In the past Balladeer’s Blog has reviewed the closing years of the Nudie Cutie subgenre as it went through its final convulsions in the form of gimmicks, each one more absurd than the last. I’ve reviewed Nude on the Moon, The Naked Witch, Orgy of the Dead, Doctor Sex and others.
The Ruined Bruin features a bear – really a costumed man (Myron Griffin) – who escapes from the Los Angeles Zoo and, for no apparent reason than so this movie could be made, tries to romance assorted gorgeous half-nude ladies.
Despite their name the Nudie Cuties never featured full nudity. Toplessness and some butt-shots were all you got, with strategically and/or improbably placed branches, shrubs or rail fences covering pubic regions. Fans of Peter Sellers will remember the classic sendup of those nudie cuties that he worked into one of his Inspector Clouseau films.
The appeal of these movies is barely understood today, when you can find any visual stimulation you want with just a few clicks on your keyboard but decades ago Nudie Cuties really packed ’em in.
At any rate Buddy the Bear (Griffin) escapes from the zoo and, equipped with his Boris and Natasha-level Russian accent for his voice-over, takes in the sight of plenty of beautiful women. When the first one rejects his advances (and no, I don’t know why a bear is interested in human women any more than I know why cartoon mice characters often woo female cats away from their feline arch-enemies) Buddy tries to transform himself into a human male.
Our hero does this by scarfing down several male hormone pills that he cadges from a comely nurse. Instead of turning him into a human the pills make him hornier than ever. Buddy staggers from scene to scene in which assorted beauties flee from him despite his best PUA tactics.
All the while the bear is pursued by supporting characters who want to take him back to the zoo but who often wind up in supposedly funny situations filled with the usual lame, soul-destroying “humor” so typical of Nudie Cuties. Buddy is pursued throughout L.A. as he crashes pool parties and other functions.

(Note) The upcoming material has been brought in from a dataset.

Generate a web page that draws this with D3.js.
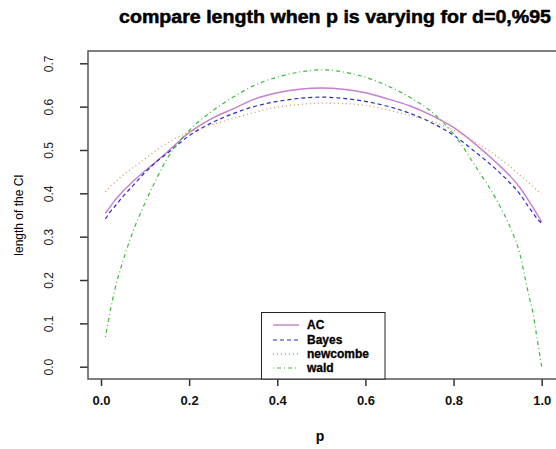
<!DOCTYPE html>
<html>
<head>
<meta charset="utf-8">
<script src="https://cdn.jsdelivr.net/npm/d3@7"></script>
<style>
  body { margin: 0; background: #fff; }
  svg { display: block; }
</style>
</head>
<body>
<svg width="556" height="449"></svg>
<script>
// p grid shared by every method
const pValues = [0.01, 0.02, 0.03, 0.05, 0.07, 0.1, 0.125, 0.15, 0.2, 0.25, 0.3, 0.35, 0.4, 0.45, 0.5,
    0.55, 0.6, 0.65, 0.7, 0.75, 0.8, 0.85, 0.9, 0.93, 0.95, 0.97, 0.98, 0.99, 1.0];

const acLen = [0.354, 0.368, 0.382, 0.405, 0.425, 0.452, 0.473, 0.495, 0.540, 0.572, 0.595, 0.618, 0.632, 0.640, 0.643,
    0.640, 0.632, 0.618, 0.602, 0.580, 0.552, 0.513, 0.468, 0.438, 0.414, 0.384, 0.368, 0.351, 0.334];
const bayesLen = [0.341, 0.356, 0.368, 0.393, 0.415, 0.448, 0.472, 0.492, 0.533, 0.562, 0.584, 0.601, 0.612, 0.619, 0.622,
    0.619, 0.612, 0.601, 0.585, 0.563, 0.534, 0.495, 0.452, 0.422, 0.399, 0.369, 0.355, 0.341, 0.331];
const newcombeLen = [0.403, 0.415, 0.424, 0.442, 0.457, 0.480, 0.499, 0.516, 0.541, 0.558, 0.573, 0.587, 0.599, 0.605, 0.608,
    0.607, 0.603, 0.593, 0.580, 0.566, 0.546, 0.518, 0.484, 0.460, 0.442, 0.425, 0.416, 0.406, 0.400];
const waldLen = [0.069, 0.123, 0.172, 0.244, 0.305, 0.378, 0.432, 0.480, 0.545, 0.588, 0.622, 0.650, 0.668, 0.680, 0.685,
    0.680, 0.668, 0.648, 0.622, 0.588, 0.537, 0.462, 0.380, 0.318, 0.262, 0.168, 0.125, 0.062, 0.0];

const methods = ['AC', 'Bayes', 'newcombe', 'wald'];
const xTicks = [0, 0.2, 0.4, 0.6, 0.8, 1.0];
const yTicks = [0, 0.1, 0.2, 0.3, 0.4, 0.5, 0.6, 0.7];

const series = [
    {name: 'AC', values: acLen, color: '#c77fcf', dash: null, width: 1.4},
    {name: 'Bayes', values: bayesLen, color: '#2b2bc4', dash: '4,3', width: 1.2},
    {name: 'newcombe', values: newcombeLen, color: '#c9a064', dash: '1,3', width: 1.3},
    {name: 'wald', values: waldLen, color: '#3dba3d', dash: '1,3,4,3', width: 1.2}
];

const svg = d3.select('svg');
const font = 'Liberation Sans, Arial, sans-serif';

// plot region
const box = {left: 88, top: 51, right: 559, bottom: 379};

const xScale = d3.scaleLinear()
    .domain([0, 1])
    .range([101, 541.7]);

const yScale = d3.scaleLinear()
    .domain([0, 0.7])
    .range([366.7, 63.3]);

// title
svg.append('text')
    .attr('x', 335)
    .attr('y', 23)
    .attr('text-anchor', 'middle')
    .attr('font-family', font)
    .attr('font-weight', 'bold')
    .attr('font-size', 18)
    .attr('stroke', '#000')
    .attr('stroke-width', 0.5)
    .attr('textLength', 432)
    .attr('lengthAdjust', 'spacingAndGlyphs')
    .text('compare length when p is varying for d=0,%95');

// x axis
let xAxis = svg.append('g')
    .attr('transform', `translate(0, ${box.bottom})`)
    .call(d3.axisBottom(xScale).tickValues(xTicks).tickSize(7).tickPadding(10).tickFormat(d3.format('.1f')));
xAxis.select('.domain').remove();
xAxis.selectAll('.tick line').attr('stroke', '#333').attr('stroke-width', 1.5);
xAxis.selectAll('.tick text')
    .attr('font-family', font)
    .attr('font-weight', 'bold')
    .attr('font-size', 13)
    .attr('fill', '#111');

// y axis
let yAxis = svg.append('g')
    .attr('transform', `translate(${box.left}, 0)`)
    .call(d3.axisLeft(yScale).tickValues(yTicks).tickSize(8).tickFormat(d3.format('.1f')));
yAxis.select('.domain').remove();
yAxis.selectAll('.tick line').attr('stroke', '#333').attr('stroke-width', 1.5);
yAxis.selectAll('.tick text').remove();
yAxis.selectAll('.tick')
    .append('text')
    .attr('transform', 'translate(-39, 0) rotate(-90)')
    .attr('text-anchor', 'middle')
    .attr('dy', '0.35em')
    .attr('font-family', font)
    .attr('font-size', 12)
    .attr('fill', '#222')
    .text(d => d3.format('.1f')(d));

// axis titles
svg.append('text')
    .attr('transform', 'translate(19, 215) rotate(-90)')
    .attr('text-anchor', 'middle')
    .attr('dy', '0.35em')
    .attr('font-family', font)
    .attr('font-size', 12)
    .text('length of the CI');

svg.append('text')
    .attr('x', 320)
    .attr('y', 441)
    .attr('text-anchor', 'middle')
    .attr('font-family', font)
    .attr('font-weight', 'bold')
    .attr('font-size', 14)
    .text('p');

// curves
const line = d3.line()
    .x((d, i) => xScale(pValues[i]))
    .y(d => yScale(d))
    .curve(d3.curveMonotoneX);

svg.append('g')
    .selectAll('path')
    .data(series)
    .join('path')
    .attr('d', s => line(s.values))
    .attr('fill', 'none')
    .attr('stroke', s => s.color)
    .attr('stroke-width', s => s.width)
    .attr('stroke-dasharray', s => s.dash);

// plot box
svg.append('rect')
    .attr('x', box.left)
    .attr('y', box.top)
    .attr('width', box.right - box.left)
    .attr('height', box.bottom - box.top)
    .attr('fill', 'none')
    .attr('stroke', '#555')
    .attr('stroke-width', 1.5);

// legend
const legend = svg.append('g');
legend.append('rect')
    .attr('x', 261.5)
    .attr('y', 312.5)
    .attr('width', 123.5)
    .attr('height', 66.5)
    .attr('fill', '#fff')
    .attr('stroke', '#222')
    .attr('stroke-width', 1);

const rowY = [325, 340, 354, 368];
legend.selectAll('line')
    .data(series)
    .join('line')
    .attr('x1', 273)
    .attr('x2', 299)
    .attr('y1', (s, i) => rowY[i])
    .attr('y2', (s, i) => rowY[i])
    .attr('stroke', s => s.color)
    .attr('stroke-width', s => s.width)
    .attr('stroke-dasharray', s => s.dash);

legend.selectAll('text')
    .data(methods)
    .join('text')
    .attr('x', 307)
    .attr('y', (d, i) => rowY[i])
    .attr('dy', '0.35em')
    .attr('font-family', font)
    .attr('font-weight', 'bold')
    .attr('font-size', 12)
    .attr('stroke', '#000')
    .attr('stroke-width', 0.3)
    .text(d => d);
</script>
</body>
</html>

In the end just when it looks like one lady is falling for Buddy’s ursine appeal it turns out she was only responding to him because she thought he was a man in a costume. Once she learns the truth, she too rejects the bear and Buddy winds up recaptured and returned to the zoo.
Even at a mere 65 minutes this unfunny, unsexy bomb will have you yawning. If ever a movie was begging to have its real sound-track removed so it could be overdubbed with comical dialogue THIS is it! But no such luck thus far.
If you’re as thoroughly into bad movies as I am you’ll want to see The Ruined Bruin just to have seen it, in bird-watcher fashion. Nobody else should ever waste their time with it. Even Furries would probably be disappointed. Aroused, but disappointed.